EXERCISE: Print the lines starting at the line containing "Clone this chart in matplotlib." and ending at the line containing "-0.4, -0.5, 1.9]", exactly and in full, without the pictures.

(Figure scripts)
◇ ◇ ◇ ◇ ◇ ◇ ◇
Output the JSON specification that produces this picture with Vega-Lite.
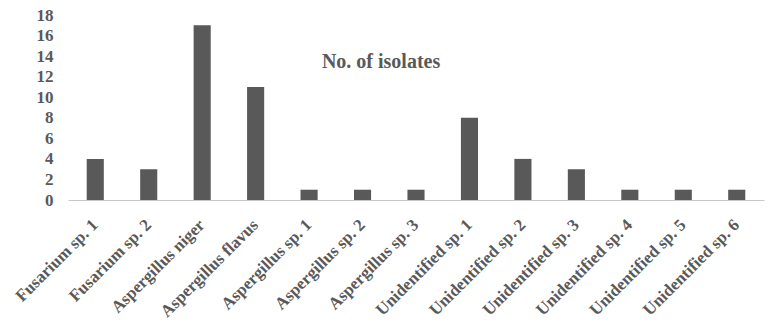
{
  "$schema": "https://vega.github.io/schema/vega-lite/v6.json",
  "width": 696,
  "height": 185,
  "autosize": {"type": "none"},
  "padding": {"left": 68, "top": 15, "right": 4, "bottom": 126},
  "background": "white",
  "title": {
    "text": "No. of isolates",
    "font": "Liberation Serif",
    "fontSize": 20,
    "fontWeight": "bold",
    "color": "#595959",
    "anchor": "start",
    "orient": "top",
    "dx": 310,
    "dy": 70
  },
  "data": {
    "values": [
      {"isolate": "Fusarium sp. 1", "count": 4},
      {"isolate": "Fusarium  sp. 2", "count": 3},
      {"isolate": "Aspergillus niger", "count": 17},
      {"isolate": "Aspergillus flavus", "count": 11},
      {"isolate": "Aspergillus sp. 1", "count": 1},
      {"isolate": "Aspergillus sp. 2", "count": 1},
      {"isolate": "Aspergillus sp. 3", "count": 1},
      {"isolate": "Unidentified sp. 1", "count": 8},
      {"isolate": "Unidentified sp. 2", "count": 4},
      {"isolate": "Unidentified sp. 3", "count": 3},
      {"isolate": "Unidentified sp. 4", "count": 1},
      {"isolate": "Unidentified sp. 5", "count": 1},
      {"isolate": "Unidentified sp. 6", "count": 1}
    ]
  },
  "mark": {"type": "bar", "color": "#595959"},
  "encoding": {
    "x": {
      "field": "isolate",
      "type": "nominal",
      "sort": null,
      "title": null,
      "scale": {"paddingInner": 0.68, "paddingOuter": 0.35},
      "axis": {
        "labelAngle": -45,
        "labelAlign": "right",
        "labelBaseline": "middle",
        "labelFont": "Liberation Serif",
        "labelFontSize": 17,
        "labelFontWeight": "bold",
        "labelColor": "#595959",
        "labelPadding": 22,
        "ticks": false,
        "domainColor": "#c8c8c8",
        "domainWidth": 1
      }
    },
    "y": {
      "field": "count",
      "type": "quantitative",
      "title": null,
      "scale": {"domain": [0, 18], "nice": false},
      "axis": {
        "values": [0, 2, 4, 6, 8, 10, 12, 14, 16, 18],
        "grid": false,
        "domain": false,
        "ticks": false,
        "labelFont": "Liberation Serif",
        "labelFontSize": 17,
        "labelFontWeight": "bold",
        "labelColor": "#595959",
        "labelPadding": 15
      }
    }
  },
  "config": {"view": {"stroke": null}}
}
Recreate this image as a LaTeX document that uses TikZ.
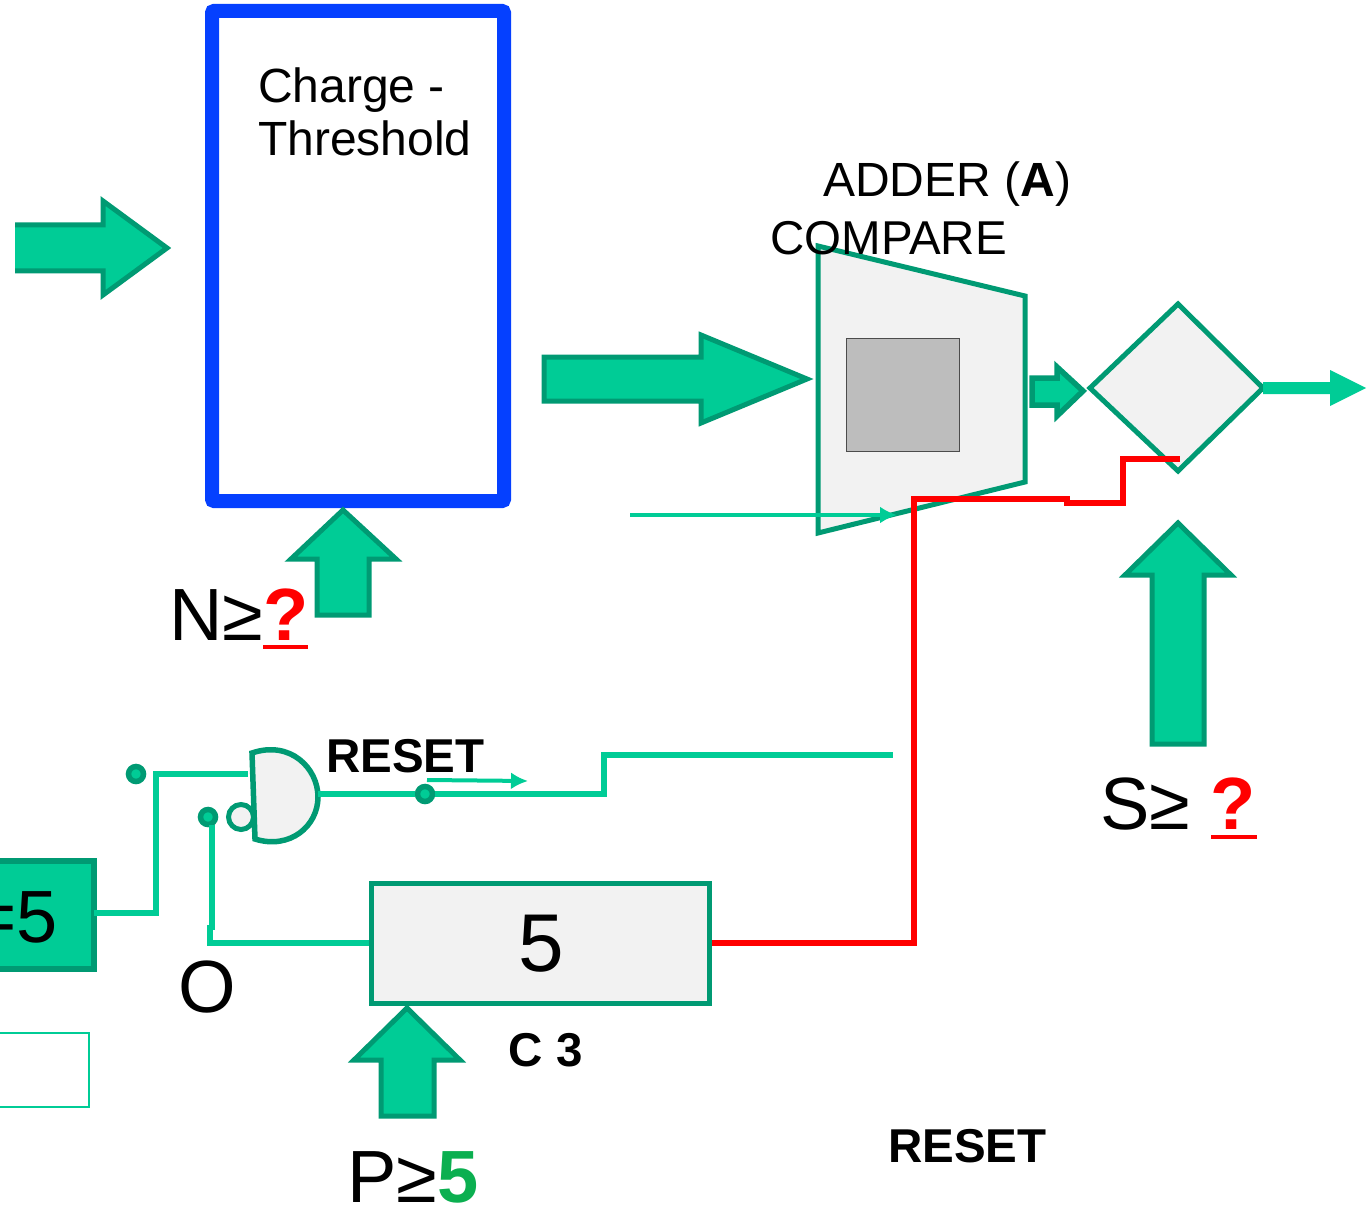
\documentclass[tikz,border=0pt]{standalone}
\usetikzlibrary{arrows.meta}
\usepackage{fontspec}
\setmainfont{Liberation Sans}
\definecolor{gfill}{HTML}{00CC96}
\definecolor{gline}{HTML}{009A73}
\definecolor{lgray}{HTML}{F2F2F2}
\definecolor{mgray}{HTML}{BDBDBD}
\definecolor{bblue}{HTML}{0540FF}
\definecolor{pgreen}{HTML}{0BAF50}
\newcommand{\fs}[1]{\fontsize{#1}{#1}\selectfont}
\tikzset{
  blockarrow/.style={fill=gfill,draw=gline,line width=5pt,miter limit=10},
  greybox/.style={draw=gline,fill=lgray,line width=5pt,inner sep=0pt,anchor=north west},
  wire/.style={draw=gfill,line width=5.5pt},
  thinwire/.style={draw=gfill,line width=4pt},
  redwire/.style={draw=red,line width=5.5pt},
  dot/.style={circle,fill=gfill,draw=gline,line width=5.5pt,minimum size=15pt,inner sep=0pt},
  lab/.style={inner sep=0pt,anchor=base west,text=black},
}
\begin{document}
\begin{tikzpicture}[x=1pt,y=-1pt]
\useasboundingbox (0,0) rectangle (1369,1209);
\clip (0,0) rectangle (1369,1209);
% charge box
\node[draw=bblue,line width=14pt,rounded corners=2pt,minimum width=292pt,minimum height=490pt,inner sep=0pt,anchor=north west] (charge) at (205,4) {};
\node[lab,align=left,anchor=north west,font=\fs{48}] (chargetxt) at (258,68) {Charge -\\[5pt]Threshold};
% block arrows
\fill[gfill] (15,225) -- (103,225) -- (103,201) -- (167,248) -- (103,295) -- (103,271) -- (15,271) -- cycle;
\draw[blockarrow,fill=none] (15,225) -- (103,225) -- (103,201) -- (167,248) -- (103,295) -- (103,271) -- (15,271);
\draw[blockarrow] (544,357) -- (701,357) -- (701,335) -- (807,379) -- (701,423) -- (701,401) -- (544,401) -- cycle;
\draw[blockarrow] (317,615) -- (369,615) -- (369,559) -- (396,559) -- (343,510) -- (291,559) -- (317,559) -- cycle;
\draw[blockarrow] (1152,744) -- (1204,744) -- (1204,575) -- (1231,575) -- (1178,523) -- (1125,575) -- (1152,575) -- cycle;
\draw[blockarrow] (381,1116) -- (434,1116) -- (434,1060) -- (460,1060) -- (407,1008) -- (354,1060) -- (381,1060) -- cycle;
\draw[blockarrow,line width=5.5pt] (1032,378) -- (1057,378) -- (1057,367) -- (1083,391) -- (1057,416) -- (1057,405) -- (1032,405) -- cycle;
% adder
\draw[draw=gline,fill=lgray,line width=5pt,line join=miter] (818,246) -- (1025,296) -- (1025,482) -- (818,533) -- cycle;
\node[draw=black!70,fill=mgray,line width=1pt,minimum width=113pt,minimum height=113pt,inner sep=0pt,anchor=north west] (inner) at (846,338) {};
% comparator diamond
\draw[draw=gline,fill=lgray,line width=5pt] (1178,304) coordinate (dtop) -- (1263,388) coordinate (dright) -- (1178,471) coordinate (dbot) -- (1090,388) coordinate (dleft) -- cycle;
% output arrow
\coordinate (outtip) at (1366,388);
\fill[gfill] (dright) ++(0,-6) -- (1330,382) -- (1330,370) -- (outtip) -- (1330,406) -- (1330,394) -- (1263,394) -- cycle;
% labels
\node[lab,font=\fs{48}] (adder) at (823,197) {ADDER (\textbf{A})};
\node[lab,font=\fs{47.5}] (compare) at (770,255) {COMPARE};
\node[lab,font=\fs{74}] (nlab) at (169,640) {N≥\textcolor{red}{\textbf{?}}};
\draw[red,line width=4pt] (263,647) -- (308,647);
\node[lab,font=\fs{74}] (slab) at (1100,829) {S≥ \textcolor{red}{\textbf{?}}};
\draw[red,line width=4pt] (1211,837) -- (1257,837);
\node[lab,font=\fs{74}] (plab) at (347,1202) {P≥\textcolor{pgreen}{\textbf{5}}};
\node[lab,font=\fs{47.5}\bfseries] (reset1) at (326,772) {RESET};
\node[lab,font=\fs{47.5}\bfseries] (reset2) at (888,1162) {RESET};
\node[lab,font=\fs{47.5}\bfseries] (c3) at (508,1066) {C\hspace{1pt} 3};
\node[lab,font=\fs{74}] (olab) at (178,1012) {O};
% counter box
\node[greybox,minimum width=338pt,minimum height=120pt,font=\fs{82}] (count) at (369,881) {\raisebox{-4pt}{\hspace{2pt}5}};
% =5 box
\node[draw=gline,fill=gfill,line width=6pt,minimum width=118pt,minimum height=108pt,inner sep=0pt,anchor=north east] (eq) at (97,858) {};
\node[lab,font=\fs{74}] (eqtxt) at (-27,942) {=5};
% thin box
\draw[draw=gfill,line width=1.5pt] (-5,1033) -- (89,1033) -- (89,1107) -- (-5,1107);
% gate
\draw[draw=gline,fill=lgray,line width=5.5pt] (252,753) .. controls (290,740) and (318,768) .. (318,797) .. controls (318,826) and (290,850) .. (255,839) -- cycle;
\node[circle,draw=gline,fill=lgray,line width=5pt,minimum size=25pt,inner sep=0pt] (bubble) at (241,817) {};
\coordinate (gatein) at (248,774);
\coordinate (gateout) at (318,794);
% dots
\node[dot] (d1) at (136,774) {};
\node[dot] (d2) at (208,817) {};
\node[dot] (d3) at (425,794) {};
% wires
\draw[wire] (94,913) -| (156,774) -- (gatein);
\draw[wire] (d2) ++(4,8) -- (212,930);
\draw[wire] (210,925) |- (count.west |- 0,943);
\draw[wire] (gateout) -- (d3) -- (604,794) |- (893,755);
\draw[thinwire,-{Latex[length=17pt,width=17pt]}] (427,780) -- (528,781);
\draw[thinwire,-{Latex[length=17pt,width=17pt]}] (630,515) -- (897,515);
\draw[redwire] (count.east |- 0,943) -| (914,499) -- (1067,499) -- (1067,503) -| (1123,459) -- (1180,459);
\end{tikzpicture}
\end{document}
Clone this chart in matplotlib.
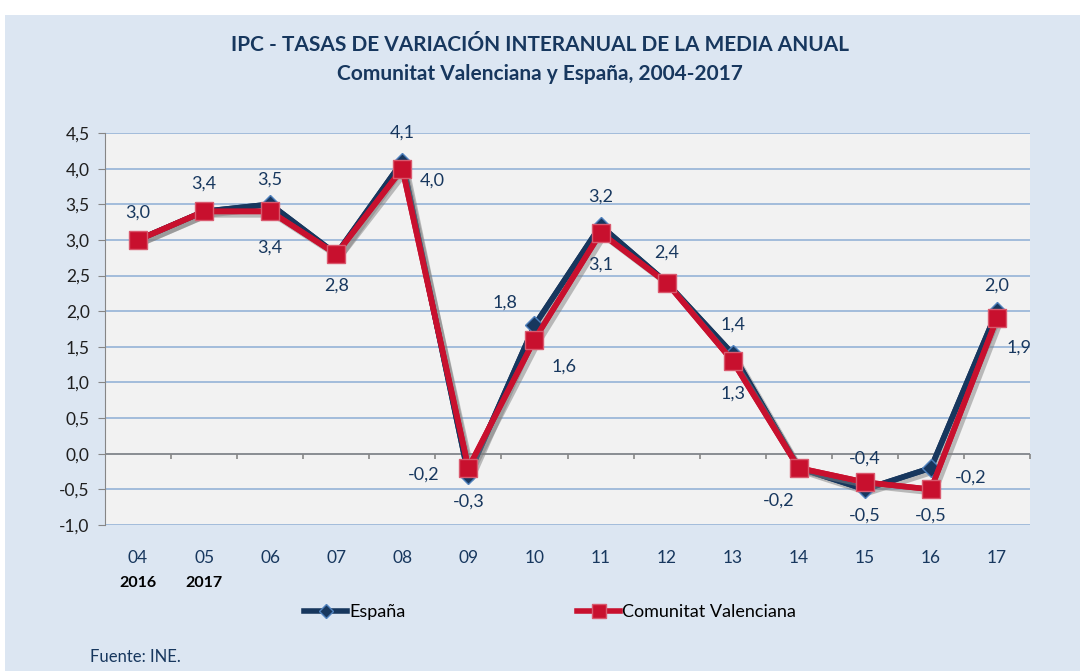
import matplotlib
matplotlib.use("Agg")
import matplotlib.pyplot as plt
import matplotlib.patheffects as pe
from matplotlib.patches import Rectangle
import numpy as np

# Datos
years = ["04", "05", "06", "07", "08", "09", "10", "11", "12", "13", "14", "15", "16", "17"]
espana = [3.0, 3.4, 3.5, 2.8, 4.1, -0.3, 1.8, 3.2, 2.4, 1.4, -0.2, -0.5, -0.2, 2.0]
valencia = [3.0, 3.4, 3.4, 2.8, 4.0, -0.2, 1.6, 3.1, 2.4, 1.3, -0.2, -0.4, -0.5, 1.9]

# label offsets in pixels (None = no label)
esp_off = [(0, 27), (0, 28), (0, 25), (0, -31), (0, 29), (0, -27), (-30, 23), (0, 29), (0, 30), (0, 29),
           (-20, -33), (0, -26), (40, -10), (0, 26)]
val_off = [None, None, (0, -36), None, (30, -12), (-45, -7), (30, -27), (0, -32), None, (0, -33),
           None, (0, 24), (0, -26), (22, -29)]

plt.rcParams["font.family"] = ["Lato", "DejaVu Sans"]
navy = "#17375E"
red = "#C8102E"

fig = plt.figure(figsize=(10.8, 6.71), dpi=100)
fig.patches.append(Rectangle((5 / 1080, 0), 1, 1 - 15 / 671, transform=fig.transFigure,
                             facecolor="#DCE6F2", edgecolor="none", zorder=-10))

ax = fig.add_axes([105 / 1080, 1 - 525 / 671, 925 / 1080, 392 / 671])
ax.set_facecolor("#F2F2F2")

x = np.arange(len(years))
ax.set_xlim(-0.5, len(years) - 0.5)
ax.set_ylim(-1.0, 4.5)
yt = np.arange(-1.0, 4.51, 0.5)
ax.set_yticks(yt)
ax.set_yticklabels([f"{v:.1f}".replace(".", ",") for v in yt], fontsize=12.5, color="#1F1F1F")
ax.set_xticks(x)
ax.set_xticklabels(years, fontsize=12.5, color=navy)
ax.tick_params(axis="x", length=0, pad=18)
ax.tick_params(axis="y", length=5, color="#868686", pad=6)
for v in yt:
    ax.axhline(v, color="#95B3D7", lw=1.2, zorder=0)
for s in ["top", "right", "bottom"]:
    ax.spines[s].set_visible(False)
ax.spines["left"].set_color("#868686")

# zero axis with category ticks
ax.axhline(0, color="#868686", lw=1.2, zorder=1)
ax.vlines(x[:-1] + 0.5, -0.08, 0, color="#868686", lw=1.2, zorder=1)
ax.vlines([len(years) - 0.5], -0.08, 0, color="#868686", lw=1.2, zorder=1, clip_on=False)

# lines with shadow, then markers on top
shadow = [pe.SimpleLineShadow(offset=(2.5, -2.5), shadow_color="gray", alpha=0.5), pe.Normal()]
ax.plot(x, espana, color=navy, lw=4, zorder=3, path_effects=shadow)
ax.plot(x, valencia, color=red, lw=4, zorder=4, path_effects=shadow)
ax.plot(x, espana, color=navy, lw=4, marker="D", ms=9, mfc=navy, mec="#4F81BD", mew=1,
        label="España", zorder=3)
ax.plot(x, valencia, color=red, lw=4, marker="s", ms=13, mfc=red, mec="#D9596E", mew=1,
        label="Comunitat Valenciana", zorder=4)

for xi, v, off in zip(x, espana, esp_off):
    if off:
        ax.annotate(f"{v:.1f}".replace(".", ","), (xi, v), xytext=off, textcoords="offset pixels",
                    ha="center", va="center", fontsize=13, color=navy, zorder=5)
for xi, v, off in zip(x, valencia, val_off):
    if off:
        ax.annotate(f"{v:.1f}".replace(".", ","), (xi, v), xytext=off, textcoords="offset pixels",
                    ha="center", va="center", fontsize=13, color=navy, zorder=5)

# sub labels under first ticks
for xi, t in zip(x[:2], ["2016", "2017"]):
    ax.annotate(t, (xi, 0), xycoords=("data", "axes fraction"), xytext=(0, -58),
                textcoords="offset pixels", ha="center", va="center", fontsize=11.5,
                fontweight="bold", color="black")

fig.text(0.5, 1 - 45 / 671, "IPC - TASAS DE VARIACIÓN INTERANUAL DE LA MEDIA ANUAL",
         ha="center", va="center", fontsize=15, fontweight="bold", color=navy)
fig.text(0.5, 1 - 74 / 671, "Comunitat Valenciana y España, 2004-2017",
         ha="center", va="center", fontsize=15, fontweight="bold", color=navy)

fig.legend(loc="center", bbox_to_anchor=(550 / 1080, 1 - 612 / 671), ncol=2, frameon=False,
           fontsize=13, handlelength=2.4, handletextpad=0.1, columnspacing=9.5, markerscale=0.75)

fig.text(90 / 1080, 1 - 657 / 671, "Fuente: INE.", ha="left", va="center", fontsize=12, color=navy)

fig.savefig("out.png", dpi=100, facecolor="white")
◇ ◇ ◇ ◇ ◇ ◇ ◇
RESPONSE TO THE TASK:
Clone this chart in matplotlib.
import matplotlib
matplotlib.use("Agg")
import matplotlib.pyplot as plt
import matplotlib.patheffects as pe
from matplotlib.patches import Rectangle
import numpy as np

# Datos
years = ["04", "05", "06", "07", "08", "09", "10", "11", "12", "13", "14", "15", "16", "17"]
espana = [3.0, 3.4, 3.5, 2.8, 4.1, -0.3, 1.8, 3.2, 2.4, 1.4, -0.2, -0.5, -0.2, 2.0]
valencia = [3.0, 3.4, 3.4, 2.8, 4.0, -0.2, 1.6, 3.1, 2.4, 1.3, -0.2, -0.4, -0.5, 1.9]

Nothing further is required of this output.